**RECORD EXTRACTS:**
-------

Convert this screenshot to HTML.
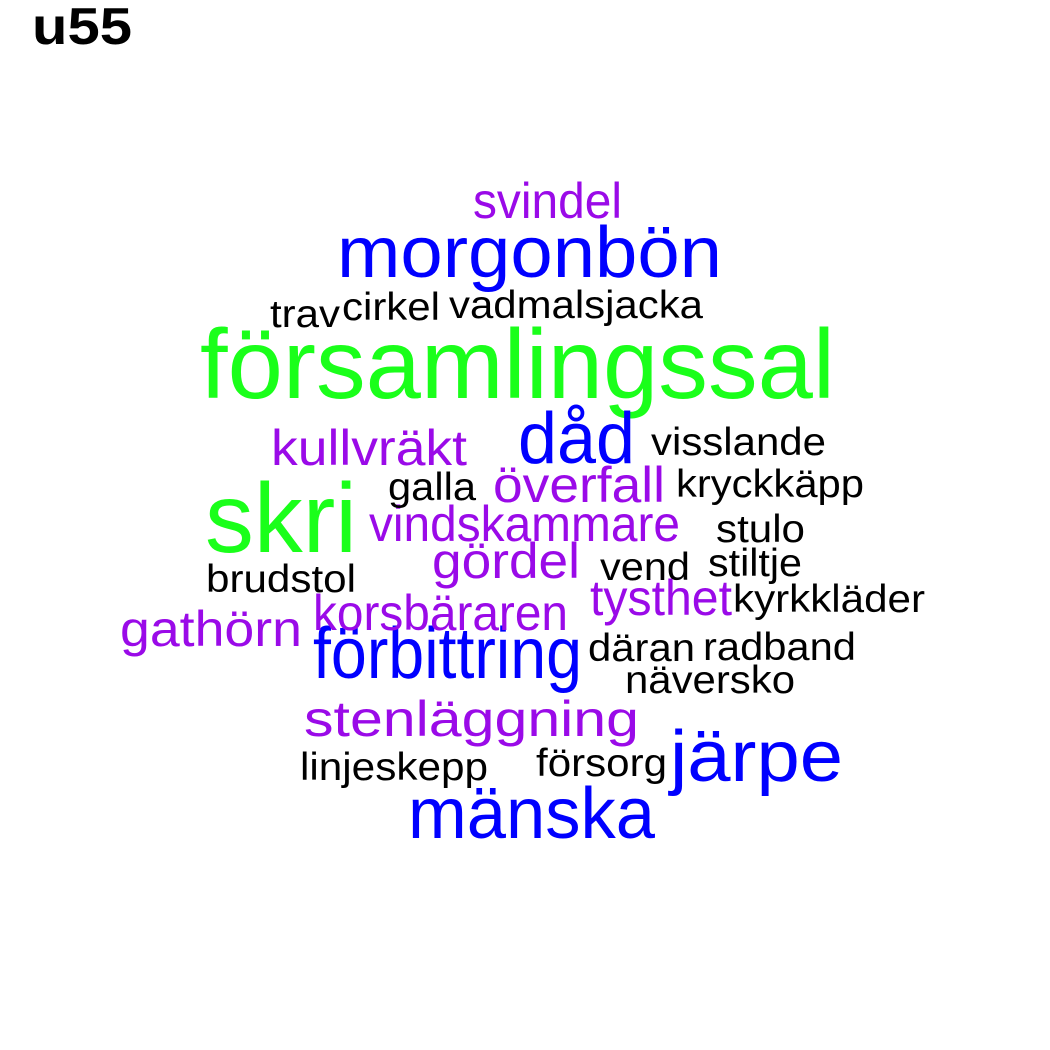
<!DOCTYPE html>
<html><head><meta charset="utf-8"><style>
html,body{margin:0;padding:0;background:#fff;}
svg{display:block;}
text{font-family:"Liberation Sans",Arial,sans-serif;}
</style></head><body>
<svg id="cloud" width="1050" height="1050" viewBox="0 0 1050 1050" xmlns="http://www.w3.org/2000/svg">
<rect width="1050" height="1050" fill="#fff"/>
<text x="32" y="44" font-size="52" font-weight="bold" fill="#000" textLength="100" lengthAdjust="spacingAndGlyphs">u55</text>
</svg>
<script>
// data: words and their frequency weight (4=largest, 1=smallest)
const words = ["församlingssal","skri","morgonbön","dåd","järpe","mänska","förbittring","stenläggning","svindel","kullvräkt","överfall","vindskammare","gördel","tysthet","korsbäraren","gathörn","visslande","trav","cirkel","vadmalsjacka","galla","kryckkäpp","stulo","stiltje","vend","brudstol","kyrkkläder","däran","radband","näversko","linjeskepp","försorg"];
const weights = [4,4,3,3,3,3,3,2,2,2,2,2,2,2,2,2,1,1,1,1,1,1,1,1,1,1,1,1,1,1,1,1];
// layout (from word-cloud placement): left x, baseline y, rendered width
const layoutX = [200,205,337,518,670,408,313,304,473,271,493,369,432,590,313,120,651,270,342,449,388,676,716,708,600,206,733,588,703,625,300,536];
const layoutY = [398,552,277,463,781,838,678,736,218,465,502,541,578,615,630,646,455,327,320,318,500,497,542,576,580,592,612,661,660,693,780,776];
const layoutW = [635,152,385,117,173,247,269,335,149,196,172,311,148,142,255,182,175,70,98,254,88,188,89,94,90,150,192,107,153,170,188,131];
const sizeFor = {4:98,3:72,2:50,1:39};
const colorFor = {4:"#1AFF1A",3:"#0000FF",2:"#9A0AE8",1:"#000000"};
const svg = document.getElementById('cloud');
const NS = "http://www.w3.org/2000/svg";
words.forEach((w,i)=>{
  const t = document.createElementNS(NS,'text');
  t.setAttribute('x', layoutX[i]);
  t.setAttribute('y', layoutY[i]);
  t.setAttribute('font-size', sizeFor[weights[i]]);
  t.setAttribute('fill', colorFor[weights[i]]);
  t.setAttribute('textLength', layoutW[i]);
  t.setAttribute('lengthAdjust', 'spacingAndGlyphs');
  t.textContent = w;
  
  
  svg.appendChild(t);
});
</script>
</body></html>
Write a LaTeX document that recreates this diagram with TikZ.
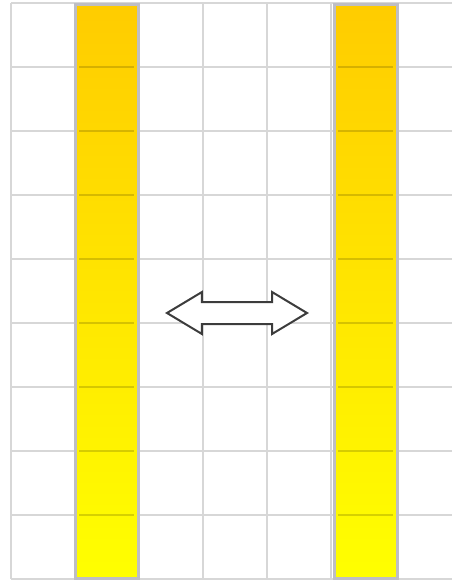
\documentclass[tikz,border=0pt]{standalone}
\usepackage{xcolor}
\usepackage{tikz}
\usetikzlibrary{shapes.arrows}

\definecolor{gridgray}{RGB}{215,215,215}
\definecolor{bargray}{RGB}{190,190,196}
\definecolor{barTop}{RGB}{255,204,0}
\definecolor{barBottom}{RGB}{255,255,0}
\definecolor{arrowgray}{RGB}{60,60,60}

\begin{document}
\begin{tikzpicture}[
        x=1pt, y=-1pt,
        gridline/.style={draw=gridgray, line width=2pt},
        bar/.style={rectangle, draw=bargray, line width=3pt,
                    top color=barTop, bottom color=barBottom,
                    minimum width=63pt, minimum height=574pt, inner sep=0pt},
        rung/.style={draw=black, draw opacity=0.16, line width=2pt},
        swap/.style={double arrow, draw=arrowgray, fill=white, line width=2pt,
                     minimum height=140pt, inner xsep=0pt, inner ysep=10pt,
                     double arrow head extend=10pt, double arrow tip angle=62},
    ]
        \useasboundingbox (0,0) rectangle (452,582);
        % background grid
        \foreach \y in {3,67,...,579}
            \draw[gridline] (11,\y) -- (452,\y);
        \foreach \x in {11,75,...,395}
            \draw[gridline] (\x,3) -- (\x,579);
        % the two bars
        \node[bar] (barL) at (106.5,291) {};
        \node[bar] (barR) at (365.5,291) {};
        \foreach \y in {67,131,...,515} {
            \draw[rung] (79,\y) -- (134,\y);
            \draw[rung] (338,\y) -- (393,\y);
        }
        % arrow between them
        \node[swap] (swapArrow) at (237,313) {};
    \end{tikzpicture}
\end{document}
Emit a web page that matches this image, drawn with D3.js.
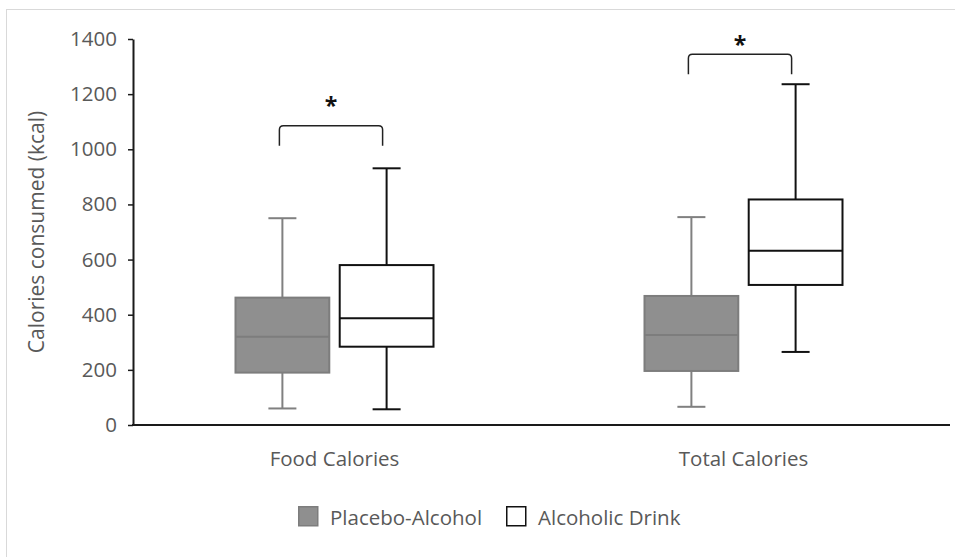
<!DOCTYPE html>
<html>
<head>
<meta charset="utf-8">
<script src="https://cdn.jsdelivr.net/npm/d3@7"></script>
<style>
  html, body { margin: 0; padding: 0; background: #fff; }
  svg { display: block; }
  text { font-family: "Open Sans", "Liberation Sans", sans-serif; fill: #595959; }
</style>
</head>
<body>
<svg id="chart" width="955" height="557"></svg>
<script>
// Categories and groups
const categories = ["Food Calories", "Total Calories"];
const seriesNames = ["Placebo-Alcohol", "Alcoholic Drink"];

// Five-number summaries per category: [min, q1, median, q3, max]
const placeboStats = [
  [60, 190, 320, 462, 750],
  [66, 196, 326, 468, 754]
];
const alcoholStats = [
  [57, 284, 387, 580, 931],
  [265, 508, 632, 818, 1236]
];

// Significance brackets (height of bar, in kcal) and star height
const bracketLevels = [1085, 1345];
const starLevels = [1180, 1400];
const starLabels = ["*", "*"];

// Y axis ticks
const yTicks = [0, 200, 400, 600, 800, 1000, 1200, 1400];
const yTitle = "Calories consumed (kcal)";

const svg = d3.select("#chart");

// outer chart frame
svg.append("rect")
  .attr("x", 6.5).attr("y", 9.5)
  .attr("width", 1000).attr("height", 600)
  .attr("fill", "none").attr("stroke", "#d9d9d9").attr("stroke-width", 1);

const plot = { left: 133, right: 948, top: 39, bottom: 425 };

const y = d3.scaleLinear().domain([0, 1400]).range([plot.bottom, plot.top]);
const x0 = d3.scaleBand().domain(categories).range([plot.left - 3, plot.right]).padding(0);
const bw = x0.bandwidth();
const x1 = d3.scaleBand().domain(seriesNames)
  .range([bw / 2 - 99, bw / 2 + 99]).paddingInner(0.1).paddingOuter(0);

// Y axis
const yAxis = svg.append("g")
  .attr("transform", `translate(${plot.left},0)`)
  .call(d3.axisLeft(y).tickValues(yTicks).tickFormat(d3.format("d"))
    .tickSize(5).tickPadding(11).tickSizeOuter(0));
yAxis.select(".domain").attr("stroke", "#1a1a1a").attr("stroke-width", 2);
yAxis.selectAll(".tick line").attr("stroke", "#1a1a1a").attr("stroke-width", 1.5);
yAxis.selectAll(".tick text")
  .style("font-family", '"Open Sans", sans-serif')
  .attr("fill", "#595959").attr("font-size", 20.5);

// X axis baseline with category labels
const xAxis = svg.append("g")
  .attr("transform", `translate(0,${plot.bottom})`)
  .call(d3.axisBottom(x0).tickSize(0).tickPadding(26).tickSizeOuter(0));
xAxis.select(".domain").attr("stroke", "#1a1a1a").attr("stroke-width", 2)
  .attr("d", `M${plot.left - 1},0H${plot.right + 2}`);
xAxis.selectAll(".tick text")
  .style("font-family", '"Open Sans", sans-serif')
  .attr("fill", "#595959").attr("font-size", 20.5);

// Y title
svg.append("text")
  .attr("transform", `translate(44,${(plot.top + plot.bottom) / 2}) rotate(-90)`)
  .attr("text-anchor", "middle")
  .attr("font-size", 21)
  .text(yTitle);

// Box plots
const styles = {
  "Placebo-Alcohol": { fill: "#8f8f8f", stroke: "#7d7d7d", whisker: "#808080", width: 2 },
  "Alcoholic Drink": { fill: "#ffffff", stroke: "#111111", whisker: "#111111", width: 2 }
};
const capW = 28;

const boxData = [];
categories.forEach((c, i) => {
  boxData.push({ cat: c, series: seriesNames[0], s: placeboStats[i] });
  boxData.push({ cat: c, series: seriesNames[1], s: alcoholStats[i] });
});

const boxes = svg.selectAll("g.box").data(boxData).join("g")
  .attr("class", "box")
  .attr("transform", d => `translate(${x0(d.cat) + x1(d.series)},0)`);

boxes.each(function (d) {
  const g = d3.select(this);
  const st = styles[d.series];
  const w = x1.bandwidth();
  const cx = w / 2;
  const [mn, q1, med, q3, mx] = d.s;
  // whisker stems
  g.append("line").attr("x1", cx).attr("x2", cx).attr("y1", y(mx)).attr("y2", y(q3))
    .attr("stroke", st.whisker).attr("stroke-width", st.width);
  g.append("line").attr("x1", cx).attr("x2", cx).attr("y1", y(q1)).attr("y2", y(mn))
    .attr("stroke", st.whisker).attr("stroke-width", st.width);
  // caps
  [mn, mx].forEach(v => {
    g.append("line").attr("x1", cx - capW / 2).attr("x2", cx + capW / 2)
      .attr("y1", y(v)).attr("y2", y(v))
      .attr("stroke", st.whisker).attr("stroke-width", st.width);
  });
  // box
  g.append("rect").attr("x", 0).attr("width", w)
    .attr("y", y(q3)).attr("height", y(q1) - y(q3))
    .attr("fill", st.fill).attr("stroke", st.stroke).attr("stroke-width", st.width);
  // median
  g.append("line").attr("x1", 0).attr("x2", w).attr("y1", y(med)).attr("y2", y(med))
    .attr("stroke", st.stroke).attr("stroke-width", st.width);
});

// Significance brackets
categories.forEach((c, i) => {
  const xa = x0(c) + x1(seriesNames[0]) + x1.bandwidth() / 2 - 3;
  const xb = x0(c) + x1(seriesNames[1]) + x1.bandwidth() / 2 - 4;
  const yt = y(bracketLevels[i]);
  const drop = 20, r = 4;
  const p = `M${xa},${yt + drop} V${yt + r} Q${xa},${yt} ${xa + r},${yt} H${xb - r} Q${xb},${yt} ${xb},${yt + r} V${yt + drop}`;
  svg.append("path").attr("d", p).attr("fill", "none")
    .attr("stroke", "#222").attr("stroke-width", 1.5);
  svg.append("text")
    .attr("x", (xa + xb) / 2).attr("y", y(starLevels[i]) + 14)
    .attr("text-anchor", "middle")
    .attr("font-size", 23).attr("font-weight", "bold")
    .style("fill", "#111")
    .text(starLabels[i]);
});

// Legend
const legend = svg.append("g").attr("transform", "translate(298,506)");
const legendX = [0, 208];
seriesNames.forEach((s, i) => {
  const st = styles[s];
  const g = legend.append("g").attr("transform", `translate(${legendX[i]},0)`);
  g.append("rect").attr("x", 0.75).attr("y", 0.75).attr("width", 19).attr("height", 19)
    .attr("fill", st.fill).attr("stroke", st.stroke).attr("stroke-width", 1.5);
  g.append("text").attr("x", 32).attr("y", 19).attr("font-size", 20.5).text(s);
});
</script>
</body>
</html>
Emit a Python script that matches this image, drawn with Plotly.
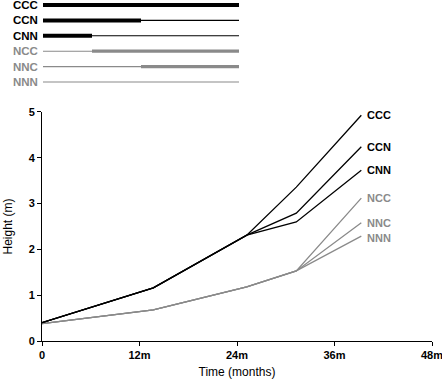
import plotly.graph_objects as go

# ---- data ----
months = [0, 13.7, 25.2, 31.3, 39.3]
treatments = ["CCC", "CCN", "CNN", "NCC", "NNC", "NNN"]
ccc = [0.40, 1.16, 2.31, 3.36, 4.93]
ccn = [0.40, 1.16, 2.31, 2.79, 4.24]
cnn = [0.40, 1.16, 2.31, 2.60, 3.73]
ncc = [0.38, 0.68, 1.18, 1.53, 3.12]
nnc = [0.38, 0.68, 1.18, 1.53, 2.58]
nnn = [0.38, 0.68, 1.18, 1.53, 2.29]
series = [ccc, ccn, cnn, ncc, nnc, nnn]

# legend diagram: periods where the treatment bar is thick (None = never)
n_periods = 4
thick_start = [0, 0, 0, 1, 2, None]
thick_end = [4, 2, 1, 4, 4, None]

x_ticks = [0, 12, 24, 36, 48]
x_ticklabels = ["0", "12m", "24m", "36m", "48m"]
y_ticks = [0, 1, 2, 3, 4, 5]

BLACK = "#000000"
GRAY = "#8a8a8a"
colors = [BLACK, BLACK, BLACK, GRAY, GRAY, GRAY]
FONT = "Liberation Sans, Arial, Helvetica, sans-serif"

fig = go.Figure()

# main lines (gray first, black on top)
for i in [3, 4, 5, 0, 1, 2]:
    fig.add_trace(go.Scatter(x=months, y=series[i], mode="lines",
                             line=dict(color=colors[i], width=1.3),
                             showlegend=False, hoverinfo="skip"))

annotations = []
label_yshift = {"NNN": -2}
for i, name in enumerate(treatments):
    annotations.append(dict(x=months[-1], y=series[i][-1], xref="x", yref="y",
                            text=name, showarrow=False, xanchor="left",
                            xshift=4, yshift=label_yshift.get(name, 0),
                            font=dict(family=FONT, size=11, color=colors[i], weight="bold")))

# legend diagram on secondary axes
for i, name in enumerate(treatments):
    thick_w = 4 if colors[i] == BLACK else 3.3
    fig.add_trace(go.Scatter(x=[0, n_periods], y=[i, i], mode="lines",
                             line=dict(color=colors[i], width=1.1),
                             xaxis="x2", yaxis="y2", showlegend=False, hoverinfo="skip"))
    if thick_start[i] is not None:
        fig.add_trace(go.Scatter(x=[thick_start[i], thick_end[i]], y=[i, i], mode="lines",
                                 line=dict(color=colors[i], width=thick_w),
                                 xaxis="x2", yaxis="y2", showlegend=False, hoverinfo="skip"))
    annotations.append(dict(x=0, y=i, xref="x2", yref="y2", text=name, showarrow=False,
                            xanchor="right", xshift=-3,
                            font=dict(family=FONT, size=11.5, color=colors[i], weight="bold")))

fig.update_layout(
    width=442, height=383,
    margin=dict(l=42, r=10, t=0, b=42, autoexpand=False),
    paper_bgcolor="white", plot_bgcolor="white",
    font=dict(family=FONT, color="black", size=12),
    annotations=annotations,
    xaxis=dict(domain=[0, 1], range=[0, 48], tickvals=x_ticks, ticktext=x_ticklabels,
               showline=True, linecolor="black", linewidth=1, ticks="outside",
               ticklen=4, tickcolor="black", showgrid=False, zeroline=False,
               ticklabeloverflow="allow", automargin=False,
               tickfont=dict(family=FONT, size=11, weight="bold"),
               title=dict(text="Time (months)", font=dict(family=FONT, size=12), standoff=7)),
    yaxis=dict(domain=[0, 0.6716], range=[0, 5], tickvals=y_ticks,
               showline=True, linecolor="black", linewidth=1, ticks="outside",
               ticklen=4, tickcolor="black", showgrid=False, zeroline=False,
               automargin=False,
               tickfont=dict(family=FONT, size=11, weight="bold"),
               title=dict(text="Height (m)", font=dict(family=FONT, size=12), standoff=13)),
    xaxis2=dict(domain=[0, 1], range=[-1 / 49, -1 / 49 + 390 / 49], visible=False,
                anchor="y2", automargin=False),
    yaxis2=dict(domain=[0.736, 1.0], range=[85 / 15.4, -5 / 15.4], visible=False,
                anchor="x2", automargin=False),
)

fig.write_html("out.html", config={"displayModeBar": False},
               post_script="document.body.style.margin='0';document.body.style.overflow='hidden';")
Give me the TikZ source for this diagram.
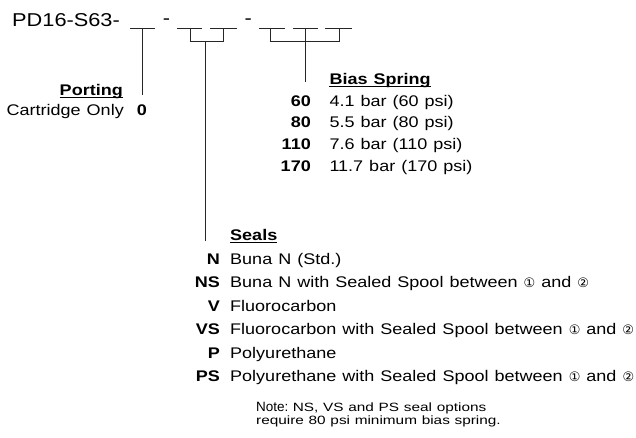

-------

**AIM:** Collect the lines of the records that include the string "matches".

**THE OUTPUT:**
Emit a web page that matches this image, drawn with D3.js.
Emit a Python script that matches this image, drawn with Plotly.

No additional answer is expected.